Algum tempo depois, um dos coordenadores do grêmio estudantil tentou criar um projeto para a compra de microscópios para tentar criar um pequeno laboratório de ciências naturais dentro da instituição. Todavia, a direção o pressionou, e utilizou do dinheiro para a compra de uma televisão, sem sequer consultar a opinião dos estudantes sobre isso.
“Quando fomos perguntar, o dinheiro já havia sido gasto, e a televisão estava comprada”, denuncia um estudante.
Também foi relatado, que ações de propaganda, contrárias ao Novo Ensino Médio, eram reprimidas. “Toda a história de nosso grêmio foi marcada por tormentas, já que a diretoria não nos permitia andar com nossos próprios pés. Ela queria fazer uma ditadura dentro da escola seguindo brilhantemente o legado de César Cals [político cearense da ditadura militar, que tem seu nome homenageado na instituição]”, denuncia um aluno.
“Nossos projetos eram rejeitados e reprimidos. Tivemos que lutar contra nossas dificuldades internas e contra a direção, que cortava nossas asas. E infelizmente, essa é a situação da maioria dos grêmios estudantis brasileiros. As escolas ainda não respeitam a Lei do Grêmio Livre!”
Entre reformas, nada muda.
No início do ano, o anexo da EMEF – César Cals passou por uma reforma estrutural, que adicionou climatizadores ao prédio da instituição.

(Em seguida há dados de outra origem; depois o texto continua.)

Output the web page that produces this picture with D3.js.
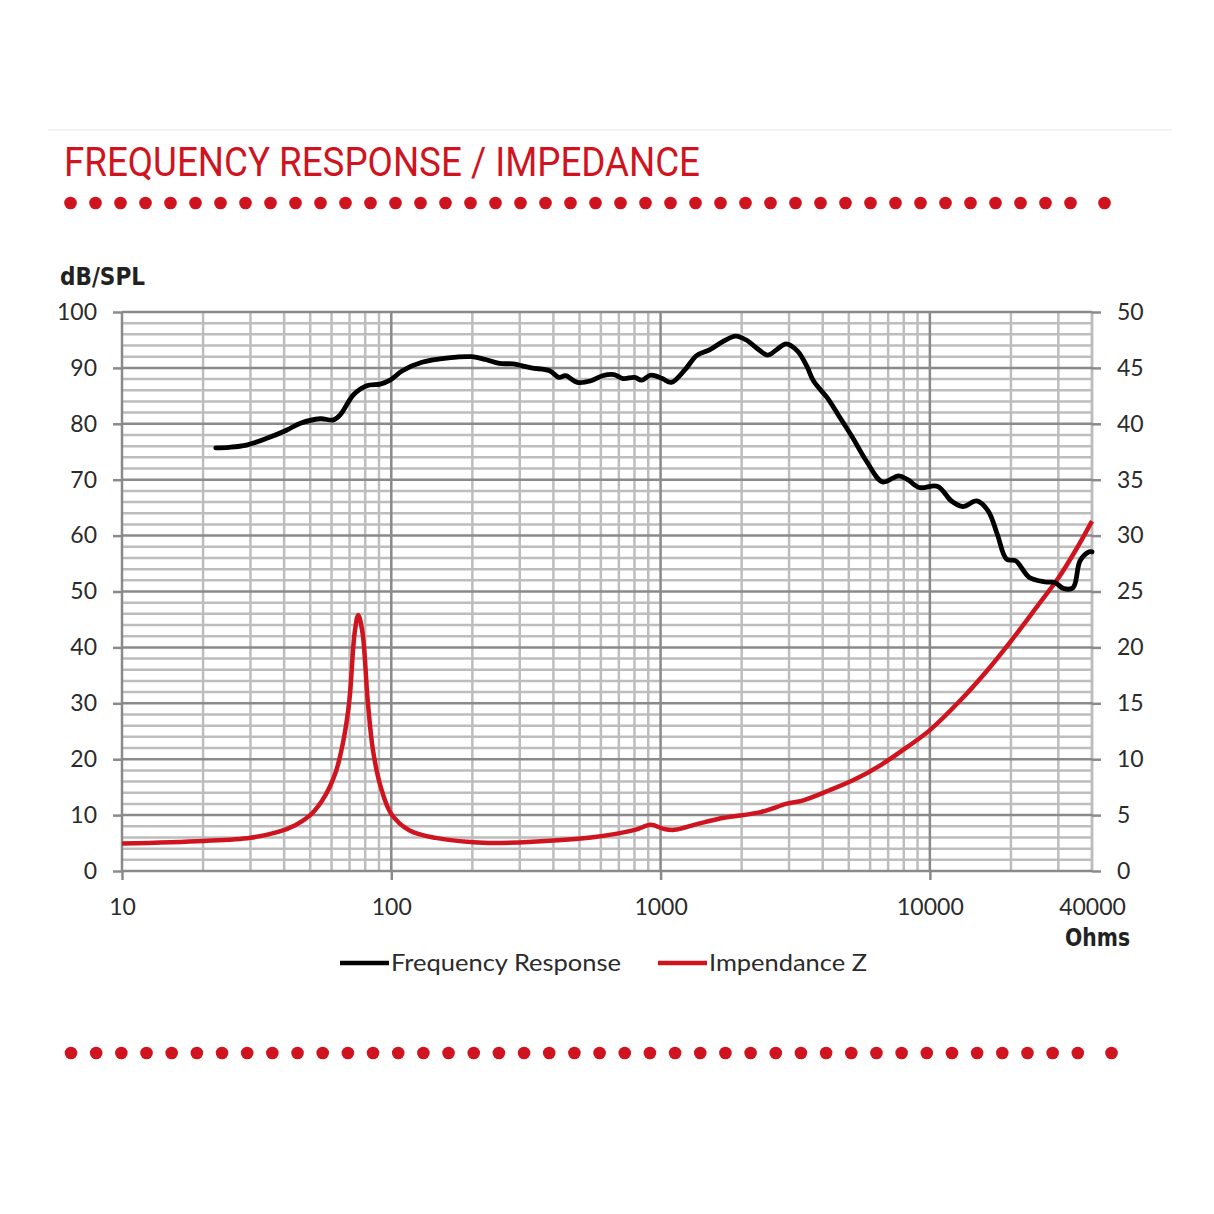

E a partir do meio do ano, se iniciou um projeto de reforma na sede da escola com o intuito de construir novas salas para assim futuramente integrar as turmas de 7° Ano.
Entre reformas, nada muda. Pois os problemas de infraestrutura estão bem longe de serem resolvidos. A escola que funciona integralmente carece de recursos mais básicos para poder ofertar uma educação de qualidade,como laboratórios e quadras. Obrigando assim os professores, a se humilharem atrás de recursos externos, que muitas vezes não são conseguidos mesmo com muitas tentativas e requerimentos.